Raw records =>
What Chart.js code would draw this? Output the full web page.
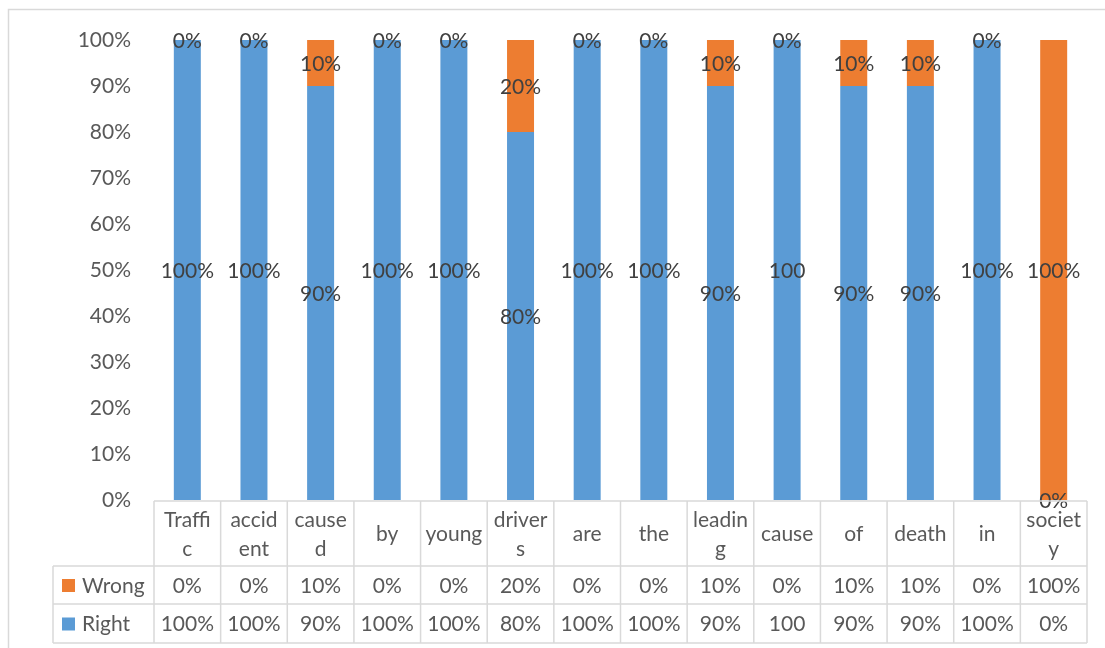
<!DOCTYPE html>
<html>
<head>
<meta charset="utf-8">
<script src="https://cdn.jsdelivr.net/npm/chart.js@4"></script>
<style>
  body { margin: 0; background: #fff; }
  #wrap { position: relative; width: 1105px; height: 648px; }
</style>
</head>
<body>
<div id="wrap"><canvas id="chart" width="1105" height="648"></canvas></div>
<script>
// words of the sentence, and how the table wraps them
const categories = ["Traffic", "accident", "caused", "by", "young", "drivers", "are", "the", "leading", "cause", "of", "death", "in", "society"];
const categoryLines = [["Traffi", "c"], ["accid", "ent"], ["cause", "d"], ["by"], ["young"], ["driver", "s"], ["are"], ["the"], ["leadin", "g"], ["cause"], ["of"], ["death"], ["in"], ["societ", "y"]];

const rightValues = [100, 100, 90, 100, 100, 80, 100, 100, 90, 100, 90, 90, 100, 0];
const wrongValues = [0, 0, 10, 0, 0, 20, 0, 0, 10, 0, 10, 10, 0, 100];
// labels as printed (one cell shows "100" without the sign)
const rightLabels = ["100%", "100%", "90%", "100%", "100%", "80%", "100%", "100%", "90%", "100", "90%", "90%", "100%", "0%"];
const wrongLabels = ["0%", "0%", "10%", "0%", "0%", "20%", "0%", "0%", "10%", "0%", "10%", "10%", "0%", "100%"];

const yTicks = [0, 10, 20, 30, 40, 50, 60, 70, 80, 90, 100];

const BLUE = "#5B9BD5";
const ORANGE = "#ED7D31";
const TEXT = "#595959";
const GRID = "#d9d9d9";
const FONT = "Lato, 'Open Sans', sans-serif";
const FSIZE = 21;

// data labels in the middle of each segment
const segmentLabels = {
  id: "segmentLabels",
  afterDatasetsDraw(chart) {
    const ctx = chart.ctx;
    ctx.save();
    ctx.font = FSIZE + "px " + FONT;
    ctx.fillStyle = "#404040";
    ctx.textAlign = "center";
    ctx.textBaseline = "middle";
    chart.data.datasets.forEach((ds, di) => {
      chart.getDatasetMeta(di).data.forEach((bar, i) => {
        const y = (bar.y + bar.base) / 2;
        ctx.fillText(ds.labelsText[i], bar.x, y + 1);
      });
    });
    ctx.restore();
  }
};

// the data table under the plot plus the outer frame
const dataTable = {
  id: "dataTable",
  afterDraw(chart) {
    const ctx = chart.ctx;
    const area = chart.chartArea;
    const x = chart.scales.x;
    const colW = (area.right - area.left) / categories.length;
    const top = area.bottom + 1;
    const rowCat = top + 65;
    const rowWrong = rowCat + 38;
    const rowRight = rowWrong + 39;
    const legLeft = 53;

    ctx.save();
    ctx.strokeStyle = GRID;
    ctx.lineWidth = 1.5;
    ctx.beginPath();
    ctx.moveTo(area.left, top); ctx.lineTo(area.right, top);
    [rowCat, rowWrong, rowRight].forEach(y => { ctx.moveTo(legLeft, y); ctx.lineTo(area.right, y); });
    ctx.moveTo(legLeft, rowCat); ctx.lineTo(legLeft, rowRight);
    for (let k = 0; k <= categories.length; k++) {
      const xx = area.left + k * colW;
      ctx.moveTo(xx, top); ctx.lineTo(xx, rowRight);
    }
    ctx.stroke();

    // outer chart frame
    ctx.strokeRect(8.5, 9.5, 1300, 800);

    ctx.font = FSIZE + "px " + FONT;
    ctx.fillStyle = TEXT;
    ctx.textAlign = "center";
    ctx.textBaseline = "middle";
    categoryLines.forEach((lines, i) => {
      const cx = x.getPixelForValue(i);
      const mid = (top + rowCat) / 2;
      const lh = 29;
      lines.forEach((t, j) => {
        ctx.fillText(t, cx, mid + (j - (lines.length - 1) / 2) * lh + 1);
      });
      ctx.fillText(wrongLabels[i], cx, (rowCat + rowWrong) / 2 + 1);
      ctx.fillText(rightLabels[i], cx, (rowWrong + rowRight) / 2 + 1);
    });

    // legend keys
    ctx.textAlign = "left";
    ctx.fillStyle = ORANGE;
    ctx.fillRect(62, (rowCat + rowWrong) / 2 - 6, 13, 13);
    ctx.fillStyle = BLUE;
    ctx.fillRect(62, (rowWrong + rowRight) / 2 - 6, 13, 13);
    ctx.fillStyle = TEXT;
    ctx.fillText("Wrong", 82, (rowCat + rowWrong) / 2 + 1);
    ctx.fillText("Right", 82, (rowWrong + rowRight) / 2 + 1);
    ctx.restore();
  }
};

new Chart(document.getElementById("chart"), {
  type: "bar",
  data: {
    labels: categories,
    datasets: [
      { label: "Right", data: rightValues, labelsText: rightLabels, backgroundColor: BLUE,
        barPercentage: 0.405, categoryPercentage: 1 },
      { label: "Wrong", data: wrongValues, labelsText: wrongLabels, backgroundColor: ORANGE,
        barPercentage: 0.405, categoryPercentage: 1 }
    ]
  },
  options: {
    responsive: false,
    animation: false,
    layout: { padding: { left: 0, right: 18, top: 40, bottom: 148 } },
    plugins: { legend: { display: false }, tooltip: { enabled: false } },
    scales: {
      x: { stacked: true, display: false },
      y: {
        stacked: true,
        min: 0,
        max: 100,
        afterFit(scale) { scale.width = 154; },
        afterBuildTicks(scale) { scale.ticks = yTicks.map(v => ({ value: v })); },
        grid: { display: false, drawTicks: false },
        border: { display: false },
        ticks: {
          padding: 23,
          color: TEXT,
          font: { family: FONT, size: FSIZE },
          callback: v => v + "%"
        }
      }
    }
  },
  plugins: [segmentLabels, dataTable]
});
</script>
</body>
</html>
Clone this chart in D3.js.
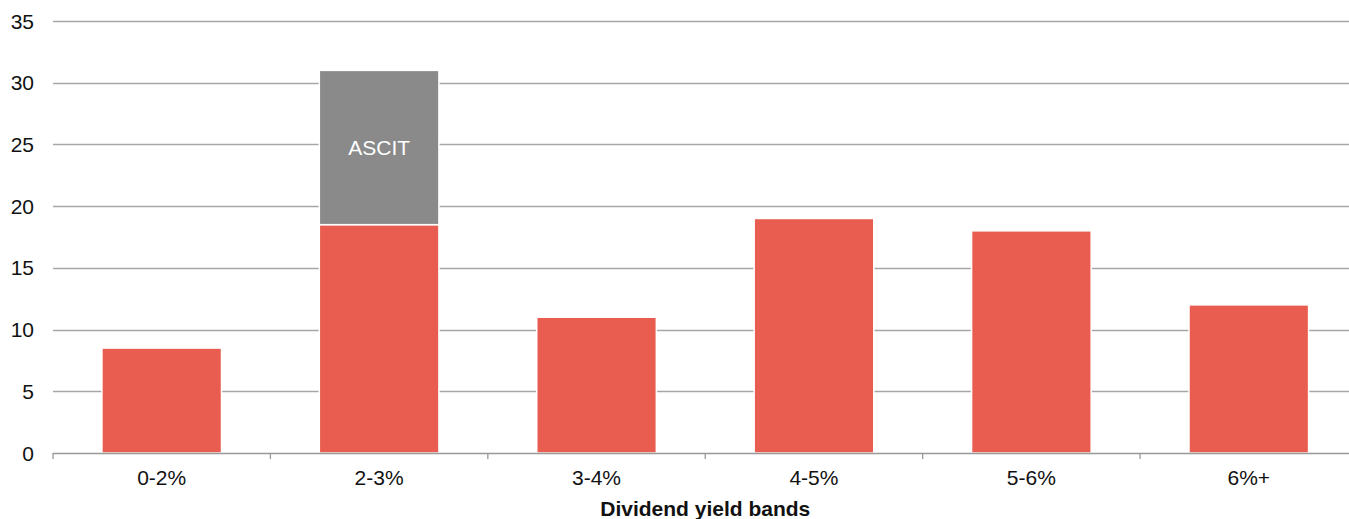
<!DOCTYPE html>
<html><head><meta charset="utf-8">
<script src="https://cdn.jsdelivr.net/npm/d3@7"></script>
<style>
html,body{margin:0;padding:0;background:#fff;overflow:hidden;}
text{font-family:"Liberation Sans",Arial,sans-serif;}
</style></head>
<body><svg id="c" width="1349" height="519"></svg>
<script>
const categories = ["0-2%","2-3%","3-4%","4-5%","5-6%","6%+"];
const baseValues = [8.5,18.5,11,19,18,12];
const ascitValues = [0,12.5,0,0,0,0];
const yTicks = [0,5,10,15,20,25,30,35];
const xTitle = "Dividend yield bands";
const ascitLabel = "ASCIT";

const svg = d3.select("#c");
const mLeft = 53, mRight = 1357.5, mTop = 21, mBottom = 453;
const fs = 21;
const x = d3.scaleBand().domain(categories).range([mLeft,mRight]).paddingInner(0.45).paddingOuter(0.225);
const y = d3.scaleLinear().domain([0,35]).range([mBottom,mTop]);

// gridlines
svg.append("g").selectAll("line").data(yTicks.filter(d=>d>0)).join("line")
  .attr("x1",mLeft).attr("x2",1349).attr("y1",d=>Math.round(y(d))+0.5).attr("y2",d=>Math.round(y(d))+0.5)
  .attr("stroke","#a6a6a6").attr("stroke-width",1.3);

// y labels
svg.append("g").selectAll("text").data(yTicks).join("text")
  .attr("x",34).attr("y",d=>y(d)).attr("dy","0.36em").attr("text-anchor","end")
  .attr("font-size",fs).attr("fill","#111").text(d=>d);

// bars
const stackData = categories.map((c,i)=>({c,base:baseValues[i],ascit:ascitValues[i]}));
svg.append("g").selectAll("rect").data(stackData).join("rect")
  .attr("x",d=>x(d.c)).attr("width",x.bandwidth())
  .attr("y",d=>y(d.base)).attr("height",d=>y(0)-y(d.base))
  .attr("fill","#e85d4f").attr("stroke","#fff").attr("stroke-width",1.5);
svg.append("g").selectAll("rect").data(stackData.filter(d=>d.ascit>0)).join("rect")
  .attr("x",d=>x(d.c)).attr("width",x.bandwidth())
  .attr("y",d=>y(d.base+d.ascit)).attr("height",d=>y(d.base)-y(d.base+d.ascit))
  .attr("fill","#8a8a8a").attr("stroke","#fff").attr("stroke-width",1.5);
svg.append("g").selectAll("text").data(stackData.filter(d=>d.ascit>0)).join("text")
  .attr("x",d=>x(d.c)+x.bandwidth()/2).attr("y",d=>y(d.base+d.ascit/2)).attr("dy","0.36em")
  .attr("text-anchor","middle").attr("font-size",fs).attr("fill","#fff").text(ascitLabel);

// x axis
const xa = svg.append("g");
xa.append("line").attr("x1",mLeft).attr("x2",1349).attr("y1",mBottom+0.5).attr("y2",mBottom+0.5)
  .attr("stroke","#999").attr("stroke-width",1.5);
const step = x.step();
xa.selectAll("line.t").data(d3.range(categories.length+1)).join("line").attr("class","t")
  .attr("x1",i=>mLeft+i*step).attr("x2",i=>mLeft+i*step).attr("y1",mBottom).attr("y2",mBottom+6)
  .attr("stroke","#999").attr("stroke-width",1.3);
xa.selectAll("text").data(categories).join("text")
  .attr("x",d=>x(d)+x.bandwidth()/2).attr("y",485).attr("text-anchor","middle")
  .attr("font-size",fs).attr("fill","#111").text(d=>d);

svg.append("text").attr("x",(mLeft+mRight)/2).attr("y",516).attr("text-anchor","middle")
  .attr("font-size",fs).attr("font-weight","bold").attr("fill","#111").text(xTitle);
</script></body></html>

What is being asked =>
Track down every line with the word "this" and copy it.

Complete response =>
What Chart.js code would draw this? Output the full web page.
Clone this chart in D3.js.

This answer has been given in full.